Just before Jesus’ institution of the Lord’s Supper, he predicted that one of his disciples would betray him. All the disciples, Judas included, responded with a heart-searching question: “Is it I?” (Matt. 26:22, 25). For most of the disciples, it was a moment of self-doubt; for Judas, it was blatant hypocrisy.[1] The difference becomes a very important lesson for self-examination, especially in the context of the Lord’s Supper.
Have you ever considered why the NT emphasizes Judas’s betrayal as the context of the Lord’s Supper? The Apostle Paul writes, “The Lord Jesus on the night when he was betrayed took bread…” (1 Cor. 11:23). All three Synoptic Gospels emphasize and juxtapose Jesus’ institution of the Lord’s Supper with the betrayal of Judas. Why?

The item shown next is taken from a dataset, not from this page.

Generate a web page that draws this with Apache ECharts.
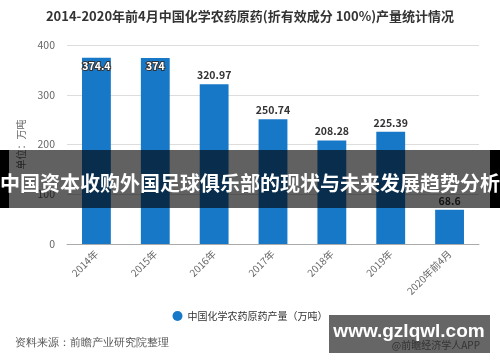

Two reasons come to mind. This juxtaposition highlights Jesus’ love and faithfulness all the more.[2] But in addition, it highlights the need for self-examination, humility, and repentance when it comes to the Lord’s Supper. Judas’ betrayal reveals the possibility of hypocrisy, eating the Lord’s Supper in an unworthy manner (see 1 Cor. 11:27).
Consider the difference between the disciples’ question, “Is it I, Lord?”, and Judas’s question, “Is it I, Rabbi?” (see Matt. 26:22,25). There might be a suggestive difference in the titles used, but the questions are almost exactly the same. Yet they obviously came from very different places—and that difference is immensely revealing.
Consider that the disciples’ question came from a place of self-doubt, grief, and concern…for Jesus! They were struck (at least momentarily) by an acute awareness of their own fragility and weakness. Notice that none of them were pointing fingers at any of the others. They had no reason to suspect anyone else. But each doubted himself. They were “extremely distressed” (λυπούμενοι σφόδρα) at the thought of betraying him, and they didn’t trust themselves.
That’s the heart of a real Christian. Judas’ question, by contrast, came from a very different place.